### AIM OF THE EXERCISE
Provide an exact copy of the data, excluding the images.

•••••

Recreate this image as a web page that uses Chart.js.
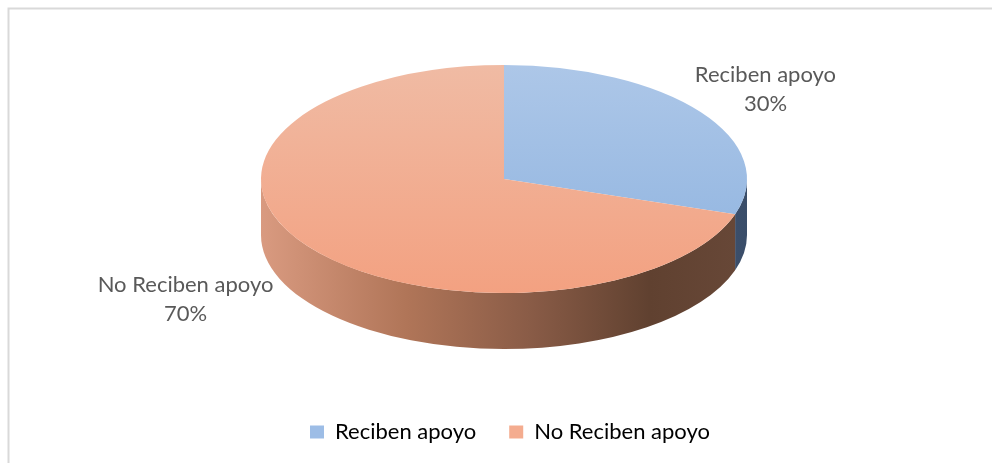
<!DOCTYPE html>
<html>
<head>
<meta charset="utf-8">
<script src="https://cdn.jsdelivr.net/npm/chart.js@4.4.1/dist/chart.umd.min.js"></script>
<style>
  html, body { margin: 0; padding: 0; background: #fff; }
  canvas { display: block; }
</style>
</head>
<body>
<canvas id="chart" width="992" height="463"></canvas>
<script>
const categories = ['Reciben apoyo', 'No Reciben apoyo'];
const values = [30, 70];
const legendColors = ['#9dbde6', '#f4ac8f'];

// look of the tilted pie
const PIE_CX = 504, PIE_CY = 179, PIE_RX = 243, PIE_RY = 114, DEPTH = 56;
const topShades = [['#adc7e8', '#8db2df'], ['#f0bba4', '#f3a181']];
const sideShades = [
  [[0, '#5d7699'], [1, '#3a4d69']],
  [[0, '#d99a80'], [0.3, '#b07558'], [0.55, '#8a5c47'], [0.8, '#604130'], [1, '#684838']]
];
const FONT = 'Lato, "Noto Sans", sans-serif';
const TEXT = '#595959';

function pieBox(chart) {
  const arc = chart.getDatasetMeta(0).data[0];
  return { x: arc.x, y: arc.y, r: arc.outerRadius };
}

// squash the round pie into the ellipse of the reference
function tilt(chart, ctx) {
  const b = pieBox(chart);
  ctx.translate(PIE_CX, PIE_CY);
  ctx.scale(PIE_RX / b.r, PIE_RY / b.r);
  ctx.translate(-b.x, -b.y);
}

const tiltPlugin = {
  id: 'tilt',
  beforeDraw(chart) {
    const ctx = chart.ctx;
    ctx.save();
    ctx.strokeStyle = '#d9d9d9';
    ctx.lineWidth = 2;
    ctx.beginPath();
    ctx.moveTo(8.5, 463);
    ctx.lineTo(8.5, 8.5);
    ctx.lineTo(992, 8.5);
    ctx.stroke();
    ctx.restore();
  },
  beforeDatasetsDraw(chart) {
    const ctx = chart.ctx;
    const b = pieBox(chart);
    ctx.save();
    tilt(chart, ctx);
    const d = DEPTH * b.r / PIE_RY;
    chart.getDatasetMeta(0).data.forEach((arc, i) => {
      const a0 = Math.max(arc.startAngle, 0);
      const a1 = Math.min(arc.endAngle, Math.PI);
      if (a1 <= a0) return;
      const g = ctx.createLinearGradient(b.x - b.r, 0, b.x + b.r, 0);
      sideShades[i].forEach(s => g.addColorStop(s[0], s[1]));
      ctx.beginPath();
      ctx.arc(b.x, b.y, b.r, a0, a1);
      ctx.arc(b.x, b.y + d, b.r, a1, a0, true);
      ctx.closePath();
      ctx.fillStyle = g;
      ctx.fill();
    });
  },
  afterDatasetsDraw(chart) {
    const ctx = chart.ctx;
    ctx.restore();
    const push = [1.33, 1.62], drop = [0, 12];
    const total = values.reduce((s, v) => s + v, 0);
    ctx.save();
    ctx.font = '22px ' + FONT;
    ctx.fillStyle = TEXT;
    ctx.textAlign = 'center';
    ctx.textBaseline = 'middle';
    chart.getDatasetMeta(0).data.forEach((arc, i) => {
      const mid = (arc.startAngle + arc.endAngle) / 2;
      const x = PIE_CX + PIE_RX * push[i] * Math.cos(mid);
      const y = PIE_CY + PIE_RY * push[i] * Math.sin(mid) + drop[i];
      ctx.fillText(categories[i], x, y - 14.5);
      ctx.fillText(Math.round(values[i] / total * 100) + '%', x, y + 14.5);
    });
    ctx.restore();
  }
};

new Chart(document.getElementById('chart'), {
  type: 'pie',
  data: {
    labels: categories,
    datasets: [{
      data: values,
      borderWidth: 0,
      backgroundColor: (c) => {
        const area = c.chart.chartArea;
        const i = c.dataIndex || 0;
        if (!area) return legendColors[i];
        const cy = (area.top + area.bottom) / 2;
        const r = Math.min(area.width, area.height) / 2;
        const g = c.chart.ctx.createLinearGradient(0, cy - r, 0, cy + r);
        g.addColorStop(0, topShades[i][0]);
        g.addColorStop(1, topShades[i][1]);
        return g;
      }
    }]
  },
  options: {
    responsive: false,
    animation: false,
    events: [],
    layout: { padding: { left: 28, right: 0, top: 0, bottom: 10 } },
    plugins: {
      tooltip: { enabled: false },
      legend: {
        position: 'bottom',
        labels: {
          font: { family: FONT, size: 22 },
          color: TEXT,
          boxWidth: 14,
          boxHeight: 13,
          padding: 33,
          generateLabels: () => categories.map((t, i) => ({
            text: t,
            fillStyle: legendColors[i],
            strokeStyle: legendColors[i],
            lineWidth: 0,
            hidden: false,
            index: i
          }))
        }
      }
    }
  },
  plugins: [tiltPlugin]
});
</script>
</body>
</html>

•••••

### COMPLETED EXERCISE
Recreate this image as a web page that uses Chart.js.
<!DOCTYPE html>
<html>
<head>
<meta charset="utf-8">
<script src="https://cdn.jsdelivr.net/npm/chart.js@4.4.1/dist/chart.umd.min.js"></script>
<style>
  html, body { margin: 0; padding: 0; background: #fff; }
  canvas { display: block; }
</style>
</head>
<body>
<canvas id="chart" width="992" height="463"></canvas>
<script>
const categories = ['Reciben apoyo', 'No Reciben apoyo'];
const values = [30, 70];
const legendColors = ['#9dbde6', '#f4ac8f'];

// look of the tilted pie
const PIE_CX = 504, PIE_CY = 179, PIE_RX = 243, PIE_RY = 114, DEPTH = 56;
const topShades = [['#adc7e8', '#8db2df'], ['#f0bba4', '#f3a181']];
const sideShades = [
  [[0, '#5d7699'], [1, '#3a4d69']],
  [[0, '#d99a80'], [0.3, '#b07558'], [0.55, '#8a5c47'], [0.8, '#604130'], [1, '#684838']]
];
const FONT = 'Lato, "Noto Sans", sans-serif';
const TEXT = '#595959';

function pieBox(chart) {
  const arc = chart.getDatasetMeta(0).data[0];
  return { x: arc.x, y: arc.y, r: arc.outerRadius };
}

// squash the round pie into the ellipse of the reference
function tilt(chart, ctx) {
  const b = pieBox(chart);
  ctx.translate(PIE_CX, PIE_CY);
  ctx.scale(PIE_RX / b.r, PIE_RY / b.r);
  ctx.translate(-b.x, -b.y);
}

const tiltPlugin = {
  id: 'tilt',
  beforeDraw(chart) {
    const ctx = chart.ctx;
    ctx.save();
    ctx.strokeStyle = '#d9d9d9';
    ctx.lineWidth = 2;
    ctx.beginPath();
    ctx.moveTo(8.5, 463);
    ctx.lineTo(8.5, 8.5);
    ctx.lineTo(992, 8.5);
    ctx.stroke();
    ctx.restore();
  },
  beforeDatasetsDraw(chart) {
    const ctx = chart.ctx;
    const b = pieBox(chart);
    ctx.save();
    tilt(chart, ctx);
    const d = DEPTH * b.r / PIE_RY;
    chart.getDatasetMeta(0).data.forEach((arc, i) => {
      const a0 = Math.max(arc.startAngle, 0);
      const a1 = Math.min(arc.endAngle, Math.PI);
      if (a1 <= a0) return;
      const g = ctx.createLinearGradient(b.x - b.r, 0, b.x + b.r, 0);
      sideShades[i].forEach(s => g.addColorStop(s[0], s[1]));
      ctx.beginPath();
      ctx.arc(b.x, b.y, b.r, a0, a1);
      ctx.arc(b.x, b.y + d, b.r, a1, a0, true);
      ctx.closePath();
      ctx.fillStyle = g;
      ctx.fill();
    });
  },
  afterDatasetsDraw(chart) {
    const ctx = chart.ctx;
    ctx.restore();
    const push = [1.33, 1.62], drop = [0, 12];
    const total = values.reduce((s, v) => s + v, 0);
    ctx.save();
    ctx.font = '22px ' + FONT;
    ctx.fillStyle = TEXT;
    ctx.textAlign = 'center';
    ctx.textBaseline = 'middle';
    chart.getDatasetMeta(0).data.forEach((arc, i) => {
      const mid = (arc.startAngle + arc.endAngle) / 2;
      const x = PIE_CX + PIE_RX * push[i] * Math.cos(mid);
      const y = PIE_CY + PIE_RY * push[i] * Math.sin(mid) + drop[i];
      ctx.fillText(categories[i], x, y - 14.5);
      ctx.fillText(Math.round(values[i] / total * 100) + '%', x, y + 14.5);
    });
    ctx.restore();
  }
};

new Chart(document.getElementById('chart'), {
  type: 'pie',
  data: {
    labels: categories,
    datasets: [{
      data: values,
      borderWidth: 0,
      backgroundColor: (c) => {
        const area = c.chart.chartArea;
        const i = c.dataIndex || 0;
        if (!area) return legendColors[i];
        const cy = (area.top + area.bottom) / 2;
        const r = Math.min(area.width, area.height) / 2;
        const g = c.chart.ctx.createLinearGradient(0, cy - r, 0, cy + r);
        g.addColorStop(0, topShades[i][0]);
        g.addColorStop(1, topShades[i][1]);
        return g;
      }
    }]
  },
  options: {
    responsive: false,
    animation: false,
    events: [],
    layout: { padding: { left: 28, right: 0, top: 0, bottom: 10 } },
    plugins: {
      tooltip: { enabled: false },
      legend: {
        position: 'bottom',
        labels: {
          font: { family: FONT, size: 22 },
          color: TEXT,
          boxWidth: 14,
          boxHeight: 13,
          padding: 33,
          generateLabels: () => categories.map((t, i) => ({
            text: t,
            fillStyle: legendColors[i],
            strokeStyle: legendColors[i],
            lineWidth: 0,
            hidden: false,
            index: i
          }))
        }
      }
    }
  },
  plugins: [tiltPlugin]
});
</script>
</body>
</html>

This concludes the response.